If you were prepared to that level before going in, chances are you would be better able to handle this would-be George Hook.
Of course, it may not have cost you the job at all. You should not judge our interview performance solely by the result. You should learn to evaluate how you performed by your own scientific grid (email Interview Assessment to firstname.lastname@example.org and we will send you a grid that you can work off) and aim to improve your performance every single time.
A bit like what Joe Schmidt would be saying to the boys.
This week’s top tip
Address the elephant in the room. If you know you have a certain deficiency, and they know you have a certain deficiency, and they know you know, and you know they know, it’s best to bring it out into the open.
They might not ask the question to reveal this deficiency.

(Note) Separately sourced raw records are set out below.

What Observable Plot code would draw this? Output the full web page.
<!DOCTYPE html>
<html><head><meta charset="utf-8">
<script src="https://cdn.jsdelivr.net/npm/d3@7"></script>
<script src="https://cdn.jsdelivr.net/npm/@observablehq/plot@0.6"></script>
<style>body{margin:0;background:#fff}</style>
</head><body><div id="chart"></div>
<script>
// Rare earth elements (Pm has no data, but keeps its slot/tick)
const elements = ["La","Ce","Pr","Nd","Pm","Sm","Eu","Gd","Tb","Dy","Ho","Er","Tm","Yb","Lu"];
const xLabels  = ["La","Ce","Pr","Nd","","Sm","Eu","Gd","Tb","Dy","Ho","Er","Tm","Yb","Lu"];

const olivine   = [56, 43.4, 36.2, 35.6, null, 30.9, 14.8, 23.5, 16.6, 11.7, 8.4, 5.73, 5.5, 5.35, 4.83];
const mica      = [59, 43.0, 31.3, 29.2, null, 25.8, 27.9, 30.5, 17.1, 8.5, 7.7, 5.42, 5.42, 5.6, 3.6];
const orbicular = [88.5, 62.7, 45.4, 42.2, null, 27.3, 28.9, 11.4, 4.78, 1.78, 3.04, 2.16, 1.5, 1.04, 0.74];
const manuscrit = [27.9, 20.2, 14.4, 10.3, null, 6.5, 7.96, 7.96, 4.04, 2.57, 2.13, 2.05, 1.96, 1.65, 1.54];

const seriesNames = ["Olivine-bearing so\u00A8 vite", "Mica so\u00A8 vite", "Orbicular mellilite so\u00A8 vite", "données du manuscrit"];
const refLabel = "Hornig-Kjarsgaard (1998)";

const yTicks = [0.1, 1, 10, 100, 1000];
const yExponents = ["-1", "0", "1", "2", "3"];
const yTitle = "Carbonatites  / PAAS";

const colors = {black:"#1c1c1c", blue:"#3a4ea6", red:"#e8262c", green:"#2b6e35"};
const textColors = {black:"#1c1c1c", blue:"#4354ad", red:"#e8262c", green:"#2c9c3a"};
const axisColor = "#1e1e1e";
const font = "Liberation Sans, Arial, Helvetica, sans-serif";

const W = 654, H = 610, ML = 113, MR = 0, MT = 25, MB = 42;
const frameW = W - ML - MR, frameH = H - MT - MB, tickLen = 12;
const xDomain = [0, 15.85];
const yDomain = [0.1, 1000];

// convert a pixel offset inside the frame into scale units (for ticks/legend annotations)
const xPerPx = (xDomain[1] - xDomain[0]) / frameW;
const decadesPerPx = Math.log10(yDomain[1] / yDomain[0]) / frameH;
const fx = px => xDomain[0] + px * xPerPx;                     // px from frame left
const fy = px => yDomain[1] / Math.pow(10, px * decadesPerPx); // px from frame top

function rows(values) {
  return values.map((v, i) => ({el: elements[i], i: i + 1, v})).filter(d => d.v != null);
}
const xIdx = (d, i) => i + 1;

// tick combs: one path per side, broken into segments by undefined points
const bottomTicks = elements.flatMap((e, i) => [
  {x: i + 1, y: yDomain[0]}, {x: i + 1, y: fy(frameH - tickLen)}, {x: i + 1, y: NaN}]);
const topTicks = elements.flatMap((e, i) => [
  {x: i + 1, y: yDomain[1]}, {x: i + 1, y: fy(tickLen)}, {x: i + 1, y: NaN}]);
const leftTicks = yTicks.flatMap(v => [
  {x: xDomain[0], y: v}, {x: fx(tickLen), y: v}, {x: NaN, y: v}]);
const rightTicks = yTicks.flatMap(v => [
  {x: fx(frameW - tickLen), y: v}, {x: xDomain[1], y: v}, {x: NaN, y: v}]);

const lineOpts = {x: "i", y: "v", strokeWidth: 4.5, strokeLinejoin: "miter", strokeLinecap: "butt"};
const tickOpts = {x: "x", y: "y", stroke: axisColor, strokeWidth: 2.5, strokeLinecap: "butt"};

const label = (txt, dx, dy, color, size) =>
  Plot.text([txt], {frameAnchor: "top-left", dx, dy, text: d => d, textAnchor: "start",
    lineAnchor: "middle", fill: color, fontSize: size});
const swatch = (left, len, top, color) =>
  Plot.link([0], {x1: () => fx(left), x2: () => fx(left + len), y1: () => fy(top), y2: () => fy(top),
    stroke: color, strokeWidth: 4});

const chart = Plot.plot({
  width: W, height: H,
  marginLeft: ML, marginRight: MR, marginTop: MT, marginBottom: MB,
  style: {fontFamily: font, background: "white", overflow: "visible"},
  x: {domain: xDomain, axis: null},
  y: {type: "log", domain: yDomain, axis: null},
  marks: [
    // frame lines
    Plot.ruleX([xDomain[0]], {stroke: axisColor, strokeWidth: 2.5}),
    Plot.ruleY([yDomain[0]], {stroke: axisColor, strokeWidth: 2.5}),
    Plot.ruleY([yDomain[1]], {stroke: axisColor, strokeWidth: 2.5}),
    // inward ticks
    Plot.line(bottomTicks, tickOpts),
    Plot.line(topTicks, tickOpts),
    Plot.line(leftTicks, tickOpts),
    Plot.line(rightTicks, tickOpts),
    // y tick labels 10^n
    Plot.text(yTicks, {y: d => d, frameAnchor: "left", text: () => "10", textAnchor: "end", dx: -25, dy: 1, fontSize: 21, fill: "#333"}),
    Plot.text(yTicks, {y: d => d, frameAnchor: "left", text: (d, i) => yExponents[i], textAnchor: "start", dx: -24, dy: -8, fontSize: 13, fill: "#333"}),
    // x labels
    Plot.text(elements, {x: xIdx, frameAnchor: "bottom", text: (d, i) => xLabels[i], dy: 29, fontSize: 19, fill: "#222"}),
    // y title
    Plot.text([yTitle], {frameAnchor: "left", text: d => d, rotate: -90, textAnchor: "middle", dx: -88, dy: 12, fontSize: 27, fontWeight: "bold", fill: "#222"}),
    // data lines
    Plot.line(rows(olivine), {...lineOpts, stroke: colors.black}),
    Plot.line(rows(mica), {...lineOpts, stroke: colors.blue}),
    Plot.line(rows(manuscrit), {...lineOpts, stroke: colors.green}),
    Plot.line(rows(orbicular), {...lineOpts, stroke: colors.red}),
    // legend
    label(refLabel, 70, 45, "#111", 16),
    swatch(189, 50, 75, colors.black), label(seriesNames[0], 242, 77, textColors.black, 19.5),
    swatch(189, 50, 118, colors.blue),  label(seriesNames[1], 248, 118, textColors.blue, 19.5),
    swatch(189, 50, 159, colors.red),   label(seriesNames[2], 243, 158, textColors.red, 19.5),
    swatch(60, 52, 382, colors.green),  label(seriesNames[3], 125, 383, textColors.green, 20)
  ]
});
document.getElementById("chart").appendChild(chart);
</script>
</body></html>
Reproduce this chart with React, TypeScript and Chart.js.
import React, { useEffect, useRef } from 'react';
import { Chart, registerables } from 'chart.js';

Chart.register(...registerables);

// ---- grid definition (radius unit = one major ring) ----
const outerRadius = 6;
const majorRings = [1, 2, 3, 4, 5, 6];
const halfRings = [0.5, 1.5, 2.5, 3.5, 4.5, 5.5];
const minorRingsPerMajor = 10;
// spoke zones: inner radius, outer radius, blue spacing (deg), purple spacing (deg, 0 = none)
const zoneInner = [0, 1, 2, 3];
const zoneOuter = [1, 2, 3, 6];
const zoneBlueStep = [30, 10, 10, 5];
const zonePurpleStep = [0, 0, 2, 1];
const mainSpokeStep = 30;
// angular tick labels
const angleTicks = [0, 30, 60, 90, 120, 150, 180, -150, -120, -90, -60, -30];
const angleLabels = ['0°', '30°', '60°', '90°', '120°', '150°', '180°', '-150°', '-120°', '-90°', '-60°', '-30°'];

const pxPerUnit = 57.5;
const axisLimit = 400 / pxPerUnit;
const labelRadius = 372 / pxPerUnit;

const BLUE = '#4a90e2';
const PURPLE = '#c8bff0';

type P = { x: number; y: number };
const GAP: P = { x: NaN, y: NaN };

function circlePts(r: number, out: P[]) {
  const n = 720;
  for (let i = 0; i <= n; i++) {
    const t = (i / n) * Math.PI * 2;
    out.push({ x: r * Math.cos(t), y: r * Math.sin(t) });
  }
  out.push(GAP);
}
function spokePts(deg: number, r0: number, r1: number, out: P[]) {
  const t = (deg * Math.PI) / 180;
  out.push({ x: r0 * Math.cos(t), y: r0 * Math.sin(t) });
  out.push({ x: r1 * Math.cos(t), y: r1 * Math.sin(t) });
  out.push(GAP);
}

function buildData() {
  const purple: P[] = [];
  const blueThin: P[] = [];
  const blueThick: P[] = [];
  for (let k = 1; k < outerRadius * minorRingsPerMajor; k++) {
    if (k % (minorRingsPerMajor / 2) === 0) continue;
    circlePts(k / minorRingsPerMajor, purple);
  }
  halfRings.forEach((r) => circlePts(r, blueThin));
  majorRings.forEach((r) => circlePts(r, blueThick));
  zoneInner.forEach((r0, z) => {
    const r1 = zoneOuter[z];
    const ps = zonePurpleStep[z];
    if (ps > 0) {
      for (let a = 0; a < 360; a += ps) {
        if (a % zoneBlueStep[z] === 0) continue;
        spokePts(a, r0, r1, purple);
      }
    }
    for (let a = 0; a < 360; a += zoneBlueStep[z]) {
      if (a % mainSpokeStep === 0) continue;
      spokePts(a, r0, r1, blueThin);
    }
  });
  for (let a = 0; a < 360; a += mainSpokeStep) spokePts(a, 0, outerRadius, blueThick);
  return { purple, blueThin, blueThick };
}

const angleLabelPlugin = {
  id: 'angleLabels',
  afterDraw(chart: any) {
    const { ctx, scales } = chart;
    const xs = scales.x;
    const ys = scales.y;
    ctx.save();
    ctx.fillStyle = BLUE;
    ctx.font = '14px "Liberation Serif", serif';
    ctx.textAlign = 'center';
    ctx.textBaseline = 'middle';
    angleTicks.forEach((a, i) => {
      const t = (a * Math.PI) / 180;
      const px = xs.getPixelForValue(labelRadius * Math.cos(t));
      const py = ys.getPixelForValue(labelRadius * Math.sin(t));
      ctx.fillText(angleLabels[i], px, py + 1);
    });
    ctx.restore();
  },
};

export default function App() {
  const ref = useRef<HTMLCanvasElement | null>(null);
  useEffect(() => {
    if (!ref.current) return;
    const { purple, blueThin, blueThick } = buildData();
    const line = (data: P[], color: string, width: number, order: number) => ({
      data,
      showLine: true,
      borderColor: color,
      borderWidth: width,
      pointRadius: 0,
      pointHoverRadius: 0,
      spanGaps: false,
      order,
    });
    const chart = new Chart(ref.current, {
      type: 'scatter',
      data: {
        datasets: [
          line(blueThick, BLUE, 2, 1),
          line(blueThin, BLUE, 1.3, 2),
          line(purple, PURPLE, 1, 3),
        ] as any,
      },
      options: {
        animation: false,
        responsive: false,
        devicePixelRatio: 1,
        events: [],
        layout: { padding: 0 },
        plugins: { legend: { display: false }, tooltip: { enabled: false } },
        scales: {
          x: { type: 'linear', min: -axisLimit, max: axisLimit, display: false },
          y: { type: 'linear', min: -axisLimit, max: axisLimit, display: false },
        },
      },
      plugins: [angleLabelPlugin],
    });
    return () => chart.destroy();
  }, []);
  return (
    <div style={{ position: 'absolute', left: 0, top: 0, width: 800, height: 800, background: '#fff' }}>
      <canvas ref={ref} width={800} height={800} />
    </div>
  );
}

But if they are likely to focus on it when you leave the room, it’s a good idea for you to have addressed it earlier.
It might just be something along the lines of: “I know there’s one area where I don’t have a huge amount of experience, namely managing budgets, but I’m a quick learner and I am currently studying a course on financial management, and I’m confident I will get up to speed soon enough. It’s certainly an area I would be prioritising were I to get this job.”
Don’t introduce deficiencies they hadn’t thought about – but if there is something obvious, be the one to address it and, in so doing, attempt to minimise it.